A qualitative study of psychological, social and behavioral barriers to appropriate food portion size control
1 Institute for Global Food Security, School of Biological Sciences, Queen’s University Belfast, Belfast, UK
2 Northern Ireland Centre for Food and Health (NICHE), University of Ulster, Coleraine, UK
3 Ulster Business School, University of Ulster, Coleraine, UK
4 UCD Institute of Food and Health, School of Agriculture and Food Science, UCD, Dublin 4, Republic of Ireland
International Journal of Behavioral Nutrition and Physical Activity 2013, 10:92 doi:10.1186/1479-5868-10-92Published: 1 August 2013
Given the worldwide prevalence of overweight and obesity, there is a clear need for meaningful practical healthy eating advice - not only in relation to food choice, but also on appropriate food portion sizes. As the majority of portion size research to date has been overwhelmingly quantitative in design, there is a clear need to qualitatively explore consumers’ views in order to fully understand how food portion size decisions are made. Using qualitative methodology this present study aimed to explore consumers’ views about factors influencing their portion size selection and consumption and to identify barriers to appropriate portion size control.

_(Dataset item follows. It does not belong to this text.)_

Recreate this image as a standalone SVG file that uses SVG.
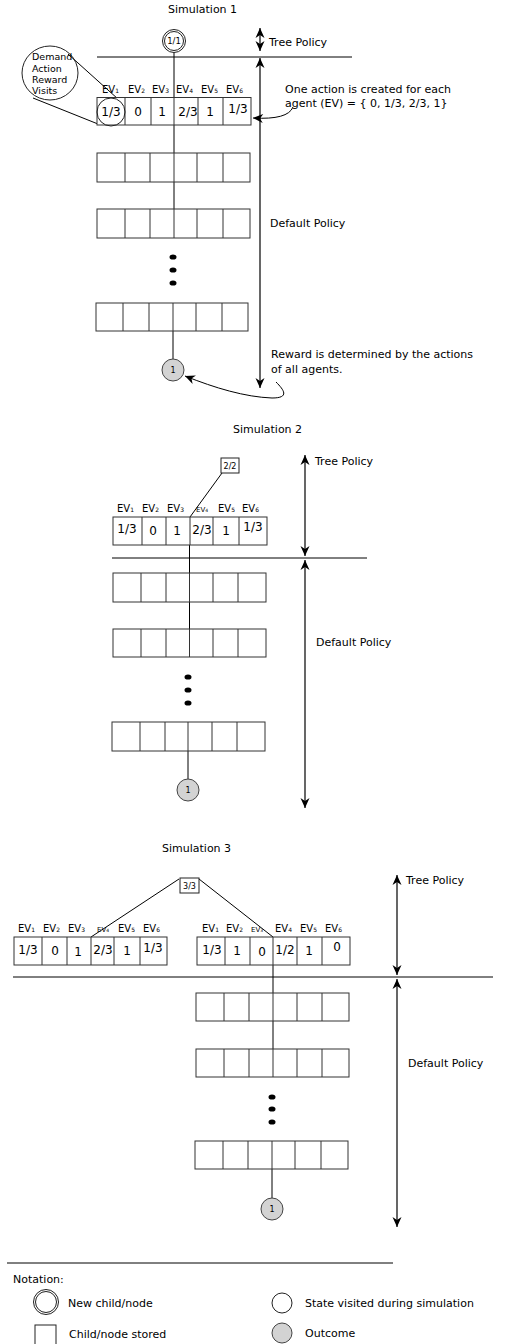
<svg xmlns="http://www.w3.org/2000/svg" width="506" height="1344" viewBox="0 0 506 1344">
<style>
.t{font-family:"DejaVu Sans","Liberation Sans",sans-serif;fill:#000}
.s11{font-size:11px}
.ev{font-size:10px}
.evs{font-size:7px}
.v{font-size:12px;text-anchor:middle}
.ln{stroke:#000;stroke-width:1;fill:none}
.cell{fill:#fff;stroke:#333;stroke-width:1}
.div{stroke:#333;stroke-width:1}
.out{fill:#d3d3d3;stroke:#444;stroke-width:1}
.wc{fill:#fff;stroke:#222;stroke-width:1}
.arr{stroke:#000;stroke-width:1.2;fill:none;marker-start:url(#ah);marker-end:url(#ah)}
</style>
<defs>
<marker id="ah" viewBox="-11 -6 12 12" refX="0" refY="0" markerWidth="12" markerHeight="12" orient="auto-start-reverse" markerUnits="userSpaceOnUse">
<path d="M0,0 L-10,-4.5 L-7,0 L-10,4.5 Z" fill="#000"/>
</marker>
<marker id="ah1" viewBox="-11 -6 12 12" refX="0" refY="0" markerWidth="12" markerHeight="12" orient="auto" markerUnits="userSpaceOnUse">
<path d="M0,0 L-10,-4.5 L-7,0 L-10,4.5 Z" fill="#000"/>
</marker>
</defs>
<rect width="506" height="1344" fill="#fff"/>

<!-- ============ Simulation 1 ============ -->
<text class="t s11" x="168" y="13">Simulation 1</text>
<g id="sim1-connectors">
<line class="ln" x1="97" y1="57" x2="352" y2="57"/>
<line class="ln" x1="174" y1="52.5" x2="174" y2="238"/>
<line class="ln" x1="173" y1="331" x2="173" y2="359"/>
<line class="arr" x1="260" y1="28" x2="260" y2="51"/>
<line class="arr" x1="260" y1="58" x2="260" y2="388"/>
<line class="ln" x1="68" y1="54" x2="118" y2="99"/>
<line class="ln" x1="33" y1="98" x2="98" y2="124"/>
<path class="ln" d="M293 107 Q288 120 253 118" marker-end="url(#ah1)"/>
<path class="ln" d="M276 382 C284 390 290 398 272 398 C245 397 215 388 185 376" marker-end="url(#ah1)"/>
</g>
<g id="s1-root">
<circle class="wc" cx="174" cy="41" r="11.5"/>
<circle class="wc" cx="174" cy="41" r="9.5"/>
<text class="t" x="174" y="44" font-size="8.5" text-anchor="middle">1/1</text>
</g>
<g id="s1-legend">
<ellipse cx="50" cy="73" rx="28" ry="27" fill="none" stroke="#222" stroke-width="1"/>
<text class="t" font-size="9.5" x="32" y="60">Demand</text>
<text class="t" font-size="9.5" x="32" y="72">Action</text>
<text class="t" font-size="9.5" x="32" y="83">Reward</text>
<text class="t" font-size="9.5" x="32" y="94">Visits</text>
</g>
<g id="s1-row1">
<text class="t ev" x="102" y="93">EV<tspan font-size="6">1</tspan></text>
<text class="t ev" x="128" y="93">EV<tspan font-size="6">2</tspan></text>
<text class="t ev" x="152" y="93">EV<tspan font-size="6">3</tspan></text>
<text class="t ev" x="176" y="93">EV<tspan font-size="6">4</tspan></text>
<text class="t ev" x="201" y="93">EV<tspan font-size="6">5</tspan></text>
<text class="t ev" x="226" y="93">EV<tspan font-size="6">6</tspan></text>
<rect class="cell" x="97" y="97.5" width="154" height="27.5"/>
<line class="div" x1="125" y1="97.5" x2="125" y2="125"/>
<line class="div" x1="151" y1="97.5" x2="151" y2="125"/>
<line class="div" x1="174" y1="97.5" x2="174" y2="125"/>
<line class="div" x1="198" y1="97.5" x2="198" y2="125"/>
<line class="div" x1="223" y1="97.5" x2="223" y2="125"/>
<text class="t v" x="111" y="116">1/3</text>
<text class="t v" x="138" y="116">0</text>
<text class="t v" x="162" y="116">1</text>
<text class="t v" x="188" y="116">2/3</text>
<text class="t v" x="210" y="116">1</text>
<text class="t v" x="238" y="113">1/3</text>
<circle cx="111" cy="112" r="14" fill="none" stroke="#222" stroke-width="1"/>
</g>
<g id="s1-row2">
<rect class="cell" x="97" y="153" width="153" height="29"/>
<line class="div" x1="125" y1="153" x2="125" y2="182"/><line class="div" x1="150" y1="153" x2="150" y2="182"/><line class="div" x1="174" y1="153" x2="174" y2="182"/><line class="div" x1="197" y1="153" x2="197" y2="182"/><line class="div" x1="223" y1="153" x2="223" y2="182"/>
</g>
<g id="s1-row3">
<rect class="cell" x="97" y="209" width="153" height="29"/>
<line class="div" x1="125" y1="209" x2="125" y2="238"/><line class="div" x1="150" y1="209" x2="150" y2="238"/><line class="div" x1="174" y1="209" x2="174" y2="238"/><line class="div" x1="197" y1="209" x2="197" y2="238"/><line class="div" x1="223" y1="209" x2="223" y2="238"/>
</g>
<g id="s1-dots">
<ellipse cx="173" cy="257" rx="3.5" ry="2.6"/><ellipse cx="173" cy="270" rx="3.5" ry="2.6"/><ellipse cx="173" cy="283" rx="3.5" ry="2.6"/>
</g>
<g id="s1-row4">
<rect class="cell" x="96" y="303" width="152" height="28"/>
<line class="div" x1="123" y1="303" x2="123" y2="331"/><line class="div" x1="149" y1="303" x2="149" y2="331"/><line class="div" x1="173" y1="303" x2="173" y2="331"/><line class="div" x1="196" y1="303" x2="196" y2="331"/><line class="div" x1="222" y1="303" x2="222" y2="331"/>
</g>
<g id="s1-outcome">
<circle class="out" cx="173" cy="370" r="11"/>
<text class="t" x="173" y="373" font-size="8" text-anchor="middle">1</text>
</g>
<g id="s1-labels">
<text class="t s11" x="269" y="46">Tree Policy</text>
<text class="t s11" x="285" y="93">One action is created for each</text>
<text class="t s11" x="285" y="107">agent (EV) = { 0, 1/3, 2/3, 1}</text>
<text class="t s11" x="270" y="227">Default Policy</text>
<text class="t s11" x="271" y="358">Reward is determined by the actions</text>
<text class="t s11" x="271" y="373">of all agents.</text>
</g>

<!-- ============ Simulation 2 ============ -->
<text class="t s11" x="233" y="433">Simulation 2</text>
<g id="sim2-connectors">
<line class="ln" x1="222" y1="473" x2="190" y2="517"/>
<line class="ln" x1="189.5" y1="517" x2="189.5" y2="657"/>
<line class="ln" x1="188" y1="751" x2="188" y2="779"/>
<line class="ln" x1="112" y1="558" x2="367" y2="558"/>
<line class="arr" x1="305" y1="455" x2="305" y2="556"/>
<line class="arr" x1="305" y1="560" x2="305" y2="808"/>
</g>
<g id="s2-node">
<rect class="wc" x="221" y="458" width="18" height="15"/>
<text class="t" x="230" y="469" font-size="8" text-anchor="middle">2/2</text>
</g>
<g id="s2-row1">
<text class="t ev" x="117" y="512">EV<tspan font-size="6">1</tspan></text>
<text class="t ev" x="142" y="512">EV<tspan font-size="6">2</tspan></text>
<text class="t ev" x="167" y="512">EV<tspan font-size="6">3</tspan></text>
<text class="t evs" x="196" y="512">EV<tspan font-size="4.5">4</tspan></text>
<text class="t ev" x="218" y="512">EV<tspan font-size="6">5</tspan></text>
<text class="t ev" x="242" y="512">EV<tspan font-size="6">6</tspan></text>
<rect class="cell" x="113" y="517" width="154" height="28"/>
<line class="div" x1="142" y1="517" x2="142" y2="545"/><line class="div" x1="166" y1="517" x2="166" y2="545"/><line class="div" x1="190" y1="517" x2="190" y2="545"/><line class="div" x1="213" y1="517" x2="213" y2="545"/><line class="div" x1="239" y1="517" x2="239" y2="545"/>
<text class="t v" x="127" y="533">1/3</text>
<text class="t v" x="153" y="535">0</text>
<text class="t v" x="177" y="535">1</text>
<text class="t v" x="202" y="534">2/3</text>
<text class="t v" x="226" y="535">1</text>
<text class="t v" x="253" y="531">1/3</text>
</g>
<g id="s2-row2">
<rect class="cell" x="113" y="573" width="153" height="29"/>
<line class="div" x1="141" y1="573" x2="141" y2="602"/><line class="div" x1="166" y1="573" x2="166" y2="602"/><line class="div" x1="189.5" y1="573" x2="189.5" y2="602"/><line class="div" x1="213" y1="573" x2="213" y2="602"/><line class="div" x1="238" y1="573" x2="238" y2="602"/>
</g>
<g id="s2-row3">
<rect class="cell" x="113" y="629" width="153" height="28"/>
<line class="div" x1="141" y1="629" x2="141" y2="657"/><line class="div" x1="166" y1="629" x2="166" y2="657"/><line class="div" x1="189.5" y1="629" x2="189.5" y2="657"/><line class="div" x1="213" y1="629" x2="213" y2="657"/><line class="div" x1="238" y1="629" x2="238" y2="657"/>
</g>
<g id="s2-dots">
<ellipse cx="188" cy="677" rx="3.5" ry="2.6"/><ellipse cx="188" cy="690" rx="3.5" ry="2.6"/><ellipse cx="188" cy="703" rx="3.5" ry="2.6"/>
</g>
<g id="s2-row4">
<rect class="cell" x="112" y="722" width="153" height="29"/>
<line class="div" x1="140" y1="722" x2="140" y2="751"/><line class="div" x1="165" y1="722" x2="165" y2="751"/><line class="div" x1="188" y1="722" x2="188" y2="751"/><line class="div" x1="212" y1="722" x2="212" y2="751"/><line class="div" x1="237" y1="722" x2="237" y2="751"/>
</g>
<g id="s2-outcome">
<circle class="out" cx="188" cy="790" r="11"/>
<text class="t" x="188" y="793" font-size="8" text-anchor="middle">1</text>
</g>
<g id="s2-labels">
<text class="t s11" x="315" y="465">Tree Policy</text>
<text class="t s11" x="316" y="646">Default Policy</text>
</g>

<!-- ============ Simulation 3 ============ -->
<text class="t s11" x="162" y="852">Simulation 3</text>
<g id="sim3-connectors">
<line class="ln" x1="179" y1="879" x2="91" y2="937"/>
<line class="ln" x1="199" y1="879" x2="273" y2="937"/>
<line class="ln" x1="273" y1="937" x2="273" y2="1077"/>
<line class="ln" x1="272" y1="1169" x2="272" y2="1198"/>
<line class="ln" x1="13" y1="977" x2="493" y2="977"/>
<line class="arr" x1="397" y1="875" x2="397" y2="975"/>
<line class="arr" x1="397" y1="979" x2="397" y2="1227"/>
</g>
<g id="s3-node">
<rect class="wc" x="180" y="878" width="19" height="15"/>
<text class="t" x="189.5" y="889" font-size="8" text-anchor="middle">3/3</text>
</g>
<g id="s3-left">
<text class="t ev" x="18" y="932">EV<tspan font-size="6">1</tspan></text>
<text class="t ev" x="43" y="932">EV<tspan font-size="6">2</tspan></text>
<text class="t ev" x="68" y="932">EV<tspan font-size="6">3</tspan></text>
<text class="t evs" x="97" y="932">EV<tspan font-size="4.5">4</tspan></text>
<text class="t ev" x="118" y="932">EV<tspan font-size="6">5</tspan></text>
<text class="t ev" x="143" y="932">EV<tspan font-size="6">6</tspan></text>
<rect class="cell" x="14" y="937" width="153" height="28"/>
<line class="div" x1="42" y1="937" x2="42" y2="965"/><line class="div" x1="67" y1="937" x2="67" y2="965"/><line class="div" x1="91" y1="937" x2="91" y2="965"/><line class="div" x1="114" y1="937" x2="114" y2="965"/><line class="div" x1="140" y1="937" x2="140" y2="965"/>
<text class="t v" x="28" y="954">1/3</text>
<text class="t v" x="55" y="955">0</text>
<text class="t v" x="78" y="956">1</text>
<text class="t v" x="103" y="954">2/3</text>
<text class="t v" x="127" y="955">1</text>
<text class="t v" x="153" y="952">1/3</text>
</g>
<g id="s3-right">
<text class="t ev" x="202" y="932">EV<tspan font-size="6">1</tspan></text>
<text class="t ev" x="226" y="932">EV<tspan font-size="6">2</tspan></text>
<text class="t evs" x="251" y="932">EV<tspan font-size="4.5">3</tspan></text>
<text class="t ev" x="275" y="932">EV<tspan font-size="6">4</tspan></text>
<text class="t ev" x="300" y="932">EV<tspan font-size="6">5</tspan></text>
<text class="t ev" x="325" y="932">EV<tspan font-size="6">6</tspan></text>
<rect class="cell" x="197" y="937" width="153" height="28"/>
<line class="div" x1="225" y1="937" x2="225" y2="965"/><line class="div" x1="250" y1="937" x2="250" y2="965"/><line class="div" x1="273" y1="937" x2="273" y2="965"/><line class="div" x1="297" y1="937" x2="297" y2="965"/><line class="div" x1="322" y1="937" x2="322" y2="965"/>
<text class="t v" x="212" y="954">1/3</text>
<text class="t v" x="237" y="955">1</text>
<text class="t v" x="262" y="956">0</text>
<text class="t v" x="285" y="954">1/2</text>
<text class="t v" x="309" y="955">1</text>
<text class="t v" x="337" y="951">0</text>
</g>
<g id="s3-row1">
<rect class="cell" x="196" y="993" width="153" height="28"/>
<line class="div" x1="224" y1="993" x2="224" y2="1021"/><line class="div" x1="249" y1="993" x2="249" y2="1021"/><line class="div" x1="273" y1="993" x2="273" y2="1021"/><line class="div" x1="297" y1="993" x2="297" y2="1021"/><line class="div" x1="322" y1="993" x2="322" y2="1021"/>
</g>
<g id="s3-row2">
<rect class="cell" x="196" y="1049" width="153" height="28"/>
<line class="div" x1="224" y1="1049" x2="224" y2="1077"/><line class="div" x1="249" y1="1049" x2="249" y2="1077"/><line class="div" x1="273" y1="1049" x2="273" y2="1077"/><line class="div" x1="297" y1="1049" x2="297" y2="1077"/><line class="div" x1="322" y1="1049" x2="322" y2="1077"/>
</g>
<g id="s3-dots">
<ellipse cx="272" cy="1097" rx="3.5" ry="2.6"/><ellipse cx="272" cy="1109" rx="3.5" ry="2.6"/><ellipse cx="272" cy="1122" rx="3.5" ry="2.6"/>
</g>
<g id="s3-row3">
<rect class="cell" x="195" y="1141" width="153" height="28"/>
<line class="div" x1="223" y1="1141" x2="223" y2="1169"/><line class="div" x1="248" y1="1141" x2="248" y2="1169"/><line class="div" x1="272" y1="1141" x2="272" y2="1169"/><line class="div" x1="295" y1="1141" x2="295" y2="1169"/><line class="div" x1="321" y1="1141" x2="321" y2="1169"/>
</g>
<g id="s3-outcome">
<circle class="out" cx="272" cy="1209" r="11"/>
<text class="t" x="272" y="1212" font-size="8" text-anchor="middle">1</text>
</g>
<g id="s3-labels">
<text class="t s11" x="406" y="884">Tree Policy</text>
<text class="t s11" x="408" y="1067">Default Policy</text>
</g>

<!-- ============ Notation ============ -->
<g id="notation">
<line class="ln" x1="7" y1="1263" x2="393" y2="1263"/>
<text class="t s11" x="13" y="1283">Notation:</text>
<circle class="wc" cx="46" cy="1302" r="12.5"/>
<circle class="wc" cx="46" cy="1302" r="10.5"/>
<text class="t s11" x="68" y="1307">New child/node</text>
<rect class="wc" x="35" y="1325" width="21" height="25"/>
<text class="t s11" x="69" y="1338">Child/node stored</text>
<circle class="wc" cx="282" cy="1303" r="10"/>
<text class="t s11" x="305" y="1307">State visited during simulation</text>
<circle class="out" cx="282" cy="1333" r="10"/>
<text class="t s11" x="305" y="1337">Outcome</text>
</g>
</svg>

Ten focus groups with four to nine participants in each were formed with a total of 66 persons (aged 19–64 years) living on the island of Ireland. The semi-structured discussions elicited participants’ perceptions of suggested serving size guidance and explored the influence of personal, social and environmental factors on their food portion size consumption. Audiotapes of the discussions were professionally transcribed verbatim, loaded into NVivo 9, and analysed using an inductive thematic analysis procedure.
The rich descriptive data derived from participants highlight that unhealthy portion size behaviors emanate from various psychological, social and behavioral factors. These bypass reflective and deliberative control, and converge to constitute significant barriers to healthy portion size control. Seven significant barriers to healthy portion size control were apparent: (1) lack of clarity and irrelevance of suggested serving size guidance; (2) guiltless eating; (3) lack of self-control over food cues; (4) distracted eating; (5) social pressures; (6) emotional eating rewards; and (7) quantification habits ingrained from childhood.
Portion size control strategies should empower consumers to overcome these effects so that the consumption of appropriate food portion sizes becomes automatic and habitual.